THE PROBLEM:
Nothing after the line with "import matplotlib.transforms as mtransforms" belongs in the copy; extract the lines below from the top through that line, pictures left out.

——————

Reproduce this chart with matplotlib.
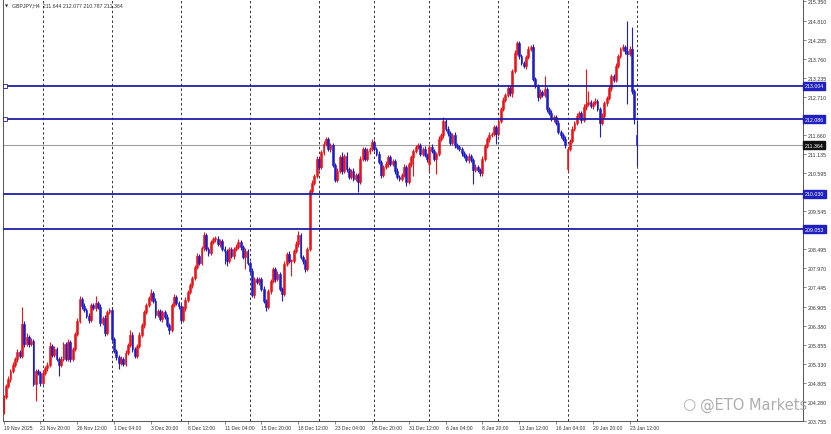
import matplotlib
matplotlib.use("Agg")
import matplotlib.pyplot as plt
import matplotlib.transforms as mtransforms

# ---------------- data (GBPJPY H4) ----------------
first_open = 204.03
closes = [
    204.42, 204.72, 204.91, 205.13, 205.30, 205.47, 205.66, 205.55, 206.43, 205.88,
    206.07, 205.88, 205.96, 204.78, 205.13, 205.08, 204.80, 205.08, 205.22, 205.30,
    205.83, 205.58, 205.74, 205.47, 205.30, 205.47, 205.88, 205.47, 205.94, 205.47,
    205.74, 206.16, 206.52, 207.12, 206.93, 206.82, 206.65, 206.54, 206.96, 206.87,
    207.01, 206.90, 206.46, 206.60, 206.18, 206.76, 206.82, 206.02, 205.69, 205.52,
    205.36, 205.47, 205.33, 205.63, 205.85, 206.13, 205.74, 205.55, 205.83, 206.13,
    206.40, 206.76, 206.96, 207.15, 207.29, 207.07, 206.68, 206.79, 206.57, 206.76,
    206.63, 206.40, 206.27, 206.96, 207.18, 207.01, 206.93, 206.54, 206.87, 207.10,
    207.32, 207.51, 207.70, 208.01, 208.31, 208.12, 208.53, 208.89, 208.50, 208.39,
    208.70, 208.78, 208.78, 208.64, 208.72, 208.50, 208.45, 208.17, 208.50, 208.31,
    208.50, 208.56, 208.70, 208.56, 208.28, 208.45, 208.12, 207.90, 207.23, 207.67,
    207.59, 207.67, 207.40, 207.07, 206.90, 207.34, 207.62, 207.95, 207.67, 207.81,
    207.40, 207.26, 208.09, 208.37, 208.17, 208.17, 208.45, 208.64, 208.89, 208.28,
    208.17, 207.95, 208.50, 210.10, 210.33, 210.52, 210.99, 210.77, 211.18, 211.40,
    211.54, 211.26, 211.37, 210.82, 210.41, 210.66, 211.04, 210.66, 211.07, 210.71,
    210.49, 210.66, 210.44, 210.55, 210.35, 210.99, 211.26, 210.99, 211.21, 211.26,
    211.46, 211.26, 211.13, 210.91, 210.55, 210.77, 210.85, 211.04, 210.85, 210.93,
    210.66, 210.49, 210.44, 210.55, 210.77, 210.35, 210.85, 211.04, 211.21, 211.32,
    211.37, 211.13, 211.26, 211.10, 210.99, 211.32, 211.21, 210.99, 211.13, 211.54,
    211.65, 212.04, 211.82, 211.71, 211.43, 211.65, 211.37, 211.32, 211.26, 211.15,
    211.07, 210.96, 211.07, 210.96, 210.68, 210.77, 210.68, 210.60, 210.99, 211.35,
    211.54, 211.65, 211.68, 211.87, 211.68, 212.04, 212.37, 212.62, 212.76, 212.95,
    212.81, 213.42, 213.91, 214.19, 213.83, 213.64, 213.56, 213.80, 214.03, 214.08,
    213.20, 213.00, 212.70, 212.84, 212.76, 212.92, 212.37, 212.26, 212.09, 212.15,
    211.98, 211.73, 211.65, 211.54, 211.37, 211.26, 211.49, 211.82, 211.98, 212.18,
    212.26, 212.06, 212.42, 212.51, 212.56, 212.45, 212.53, 212.59, 212.37, 211.98,
    212.18, 212.53, 212.67, 212.95, 213.28, 213.17, 213.56, 213.83, 214.03, 214.08,
    213.97, 213.89, 214.03, 212.87, 212.09, 211.364,
]
# opens differing from the previous close (weekend gaps / last bar)
gap_opens = {185: 210.85, 245: 210.71, 275: 211.644}

upper_wick = [
    0.06, 0.05, 0.08, 0.05, 0.07, 0.06, 0.09, 0.05, 0.47, 0.08,
    0.10, 0.06, 0.08, 0.05, 0.06, 0.07, 0.05, 0.08, 0.06, 0.07,
    0.11, 0.05, 0.08, 0.06, 0.05, 0.07, 0.06, 0.05, 0.09, 0.06,
    0.07, 0.06, 0.08, 0.08, 0.05, 0.07, 0.06, 0.09, 0.06, 0.05,
    0.19, 0.06, 0.08, 0.05, 0.07, 0.06, 0.05, 0.08, 0.06, 0.05,
    0.06, 0.07, 0.05, 0.08, 0.06, 0.14, 0.07, 0.05, 0.06, 0.08,
    0.05, 0.07, 0.06, 0.05, 0.11, 0.06, 0.08, 0.05, 0.07, 0.06,
    0.05, 0.07, 0.06, 0.05, 0.08, 0.06, 0.07, 0.05, 0.06, 0.08,
    0.05, 0.06, 0.07, 0.05, 0.08, 0.06, 0.05, 0.08, 0.06, 0.07,
    0.05, 0.06, 0.08, 0.07, 0.05, 0.06, 0.08, 0.05, 0.07, 0.06,
    0.05, 0.07, 0.08, 0.06, 0.05, 0.07, 0.06, 0.05, 0.08, 0.06,
    0.07, 0.05, 0.06, 0.08, 0.05, 0.07, 0.06, 0.06, 0.05, 0.08,
    0.06, 0.05, 0.07, 0.06, 0.08, 0.05, 0.06, 0.07, 0.11, 0.05,
    0.06, 0.07, 0.05, 0.06, 0.07, 0.05, 0.08, 0.06, 0.05, 0.08,
    0.06, 0.05, 0.07, 0.06, 0.05, 0.08, 0.06, 0.14, 0.05, 0.11,
    0.06, 0.05, 0.07, 0.06, 0.05, 0.07, 0.06, 0.05, 0.08, 0.06,
    0.08, 0.05, 0.06, 0.07, 0.05, 0.06, 0.08, 0.05, 0.07, 0.06,
    0.05, 0.07, 0.06, 0.05, 0.08, 0.06, 0.05, 0.07, 0.06, 0.05,
    0.07, 0.06, 0.05, 0.08, 0.06, 0.05, 0.07, 0.06, 0.05, 0.08,
    0.06, 0.11, 0.05, 0.07, 0.06, 0.05, 0.08, 0.06, 0.05, 0.07,
    0.06, 0.05, 0.08, 0.06, 0.05, 0.07, 0.06, 0.05, 0.07, 0.06,
    0.05, 0.08, 0.06, 0.05, 0.07, 0.06, 0.05, 0.08, 0.06, 0.07,
    0.05, 0.06, 0.08, 0.06, 0.05, 0.07, 0.06, 0.05, 0.08, 0.06,
    0.07, 0.05, 0.06, 0.08, 0.05, 0.36, 0.06, 0.05, 0.07, 0.06,
    0.05, 0.08, 0.06, 0.05, 0.07, 0.06, 0.05, 0.08, 0.06, 0.07,
    0.05, 0.06, 0.08, 0.97, 0.30, 0.06, 0.05, 0.07, 0.06, 0.05,
    0.08, 0.06, 0.05, 0.07, 0.06, 0.05, 0.08, 0.06, 0.05, 0.07,
    0.06, 0.83, 0.08, 0.61, 0.06, 0.433,
]
lower_wick = [
    0.08, 0.06, 0.05, 0.07, 0.06, 0.05, 0.08, 0.06, 0.05, 0.07,
    0.06, 0.08, 0.05, 0.05, 0.47, 0.06, 0.07, 0.05, 0.06, 0.08,
    0.05, 0.07, 0.06, 0.05, 0.30, 0.06, 0.05, 0.07, 0.06, 0.08,
    0.05, 0.06, 0.07, 0.05, 0.08, 0.06, 0.05, 0.07, 0.06, 0.05,
    0.08, 0.06, 0.07, 0.05, 0.08, 0.06, 0.05, 0.07, 0.06, 0.08,
    0.17, 0.06, 0.05, 0.07, 0.06, 0.05, 0.08, 0.06, 0.07, 0.05,
    0.06, 0.08, 0.05, 0.06, 0.07, 0.05, 0.08, 0.06, 0.05, 0.07,
    0.06, 0.05, 0.11, 0.07, 0.06, 0.05, 0.08, 0.06, 0.05, 0.07,
    0.06, 0.05, 0.08, 0.06, 0.07, 0.05, 0.06, 0.08, 0.05, 0.07,
    0.06, 0.05, 0.08, 0.06, 0.07, 0.05, 0.36, 0.14, 0.06, 0.05,
    0.07, 0.06, 0.05, 0.08, 0.06, 0.33, 0.07, 0.05, 0.06, 0.08,
    0.05, 0.07, 0.06, 0.05, 0.11, 0.06, 0.07, 0.05, 0.08, 0.06,
    0.05, 0.19, 0.06, 0.07, 0.05, 0.41, 0.06, 0.05, 0.08, 0.06,
    0.07, 0.08, 0.06, 0.05, 0.07, 0.06, 0.05, 0.08, 0.06, 0.07,
    0.05, 0.06, 0.08, 0.05, 0.07, 0.06, 0.05, 0.08, 0.06, 0.07,
    0.05, 0.06, 0.07, 0.05, 0.28, 0.06, 0.05, 0.07, 0.06, 0.08,
    0.05, 0.06, 0.07, 0.05, 0.08, 0.06, 0.05, 0.07, 0.06, 0.05,
    0.08, 0.06, 0.05, 0.07, 0.06, 0.11, 0.05, 0.07, 0.52, 0.06,
    0.05, 0.07, 0.06, 0.05, 0.08, 0.19, 0.06, 0.05, 0.41, 0.06,
    0.05, 0.07, 0.06, 0.08, 0.05, 0.06, 0.07, 0.05, 0.06, 0.08,
    0.05, 0.06, 0.07, 0.05, 0.39, 0.06, 0.05, 0.07, 0.08, 0.06,
    0.05, 0.07, 0.06, 0.05, 0.28, 0.06, 0.05, 0.07, 0.06, 0.05,
    0.08, 0.11, 0.05, 0.06, 0.07, 0.05, 0.06, 0.08, 0.05, 0.07,
    0.06, 0.05, 0.11, 0.06, 0.07, 0.05, 0.08, 0.06, 0.05, 0.07,
    0.06, 0.05, 0.08, 0.06, 0.07, 0.08, 0.05, 0.06, 0.07, 0.05,
    0.06, 0.08, 0.05, 0.07, 0.06, 0.05, 0.08, 0.06, 0.07, 0.39,
    0.05, 0.06, 0.07, 0.05, 0.08, 0.06, 0.05, 0.07, 0.06, 0.05,
    0.07, 1.38, 0.06, 0.08, 0.14, 0.577,
]

week_start_bars = [17, 47, 77, 107, 137, 161, 185, 215, 245, 275]
xlabel_bars = [0, 16, 32, 48, 64, 80, 96, 112, 128, 144, 160, 176, 192, 208, 224, 240, 256, 272]
xlabels = ["19 Nov 2025", "21 Nov 20:00", "26 Nov 12:00", "1 Dec 04:00", "3 Dec 20:00",
           "8 Dec 12:00", "11 Dec 04:00", "15 Dec 20:00", "18 Dec 12:00", "23 Dec 04:00",
           "26 Dec 20:00", "31 Dec 12:00", "6 Jan 04:00", "8 Jan 20:00", "13 Jan 12:00",
           "16 Jan 04:00", "20 Jan 20:00", "23 Jan 12:00"]
yticks = [215.350, 214.810, 214.285, 213.760, 213.235, 212.710, 211.660,
          211.135, 210.595, 209.545, 208.495, 207.970, 207.445,
          206.905, 206.380, 205.855, 205.330, 204.805, 204.280, 203.755]
levels = [213.004, 212.086, 210.030, 209.053]
last_price = 211.364
title = "GBPJPY,H4  211.644 212.077 210.787 211.364"

# ---------------- figure ----------------
W, H = 831, 435
FONT = ["Liberation Sans", "DejaVu Sans"]
plt.rcParams["font.family"] = FONT
fig = plt.figure(figsize=(W / 100, H / 100), dpi=100)
fig.patch.set_facecolor("white")
ax = fig.add_axes([3 / W, 13 / H, 800 / W, 422 / H])
ax.set_facecolor("white")

BULL = "#e8141a"
BEAR = "#1c1cc8"
LEVEL = "#1f1fa6"

n = len(closes)
opens = []
prev = first_open
for i in range(n):
    o = gap_opens.get(i, prev)
    opens.append(o)
    prev = closes[i]

for i in range(n):
    o, c = opens[i], closes[i]
    top, bot = max(o, c), min(o, c)
    hi, lo = top + upper_wick[i], bot - lower_wick[i]
    col = BULL if c >= o else BEAR
    ax.vlines(i, lo, hi, color=col, lw=0.8, zorder=3)
    ax.bar(i, max(top - bot, 0.025), bottom=bot, width=0.8, color=col,
           edgecolor=col, linewidth=0.4, zorder=4)

# weekly dotted grid
for b in week_start_bars:
    ax.axvline(b, color="#333333", lw=0.7, ls=(0, (2.5, 2.5)), zorder=1)

# horizontal levels
trans = mtransforms.blended_transform_factory(ax.transAxes, ax.transData)
for lv in levels:
    ax.axhline(lv, color=LEVEL, lw=1.3, zorder=5)
for lv in levels[:2]:
    ax.plot([0.003], [lv], marker="s", ms=2.2, mfc="white", mec=LEVEL, mew=0.6,
            transform=trans, zorder=6, clip_on=False)
ax.axhline(last_price, color="#a0a0a0", lw=0.8, zorder=2)

ax.set_xlim(-0.25, 347.3)
ax.set_ylim(203.754, 215.405)

# axes styling
ax.spines["top"].set_visible(False)
for s in ["left", "right", "bottom"]:
    ax.spines[s].set_color("#555555")
    ax.spines[s].set_linewidth(0.7)

ax.yaxis.tick_right()
ax.set_yticks(yticks)
ax.set_yticklabels([f"{v:.3f}" for v in yticks])
ax.tick_params(axis="y", which="both", length=2, width=0.5, pad=1.5,
               labelsize=3.8, labelcolor="#333333", color="#555555")
ax.set_xticks(xlabel_bars)
ax.set_xticklabels(xlabels, ha="left")
ax.tick_params(axis="x", length=2, width=0.5, pad=1, labelsize=3.6,
               labelcolor="#333333", color="#555555")

# price label boxes on the right axis
for lv in levels:
    ax.text(1.002, lv, f"{lv:.3f}", transform=trans, ha="left", va="center",
            fontsize=3.8, color="white", zorder=10, clip_on=False,
            bbox=dict(boxstyle="square,pad=0.3", fc="#2020c0", ec="#2020c0"))
ax.text(1.002, last_price, f"{last_price:.3f}", transform=trans, ha="left",
        va="center", fontsize=3.8, color="white", zorder=10, clip_on=False,
        bbox=dict(boxstyle="square,pad=0.3", fc="#111111", ec="#111111"))

# title
fig.text(5 / W, 1 - 6 / H, "\u25BC", fontsize=3, color="#333333", va="center",
         ha="left", family=["DejaVu Sans"])
fig.text(12 / W, 1 - 6 / H, title, fontsize=3.8, color="#333333", va="center", ha="left")

# watermark
fig.text(700 / W, 1 - 405 / H, "@ETO Markets", fontsize=10.5, color="#9a9a9a",
         alpha=0.8, va="center", ha="left", family=["DejaVu Sans"])
fig.text(689 / W, 1 - 405 / H, "\u25CB", fontsize=11, color="#9a9a9a",
         alpha=0.8, va="center", ha="center", family=["DejaVu Sans"])

fig.savefig("out.png", dpi=100, facecolor="white")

——————

REPLY:
Reproduce this chart with matplotlib.
import matplotlib
matplotlib.use("Agg")
import matplotlib.pyplot as plt
import matplotlib.transforms as mtransforms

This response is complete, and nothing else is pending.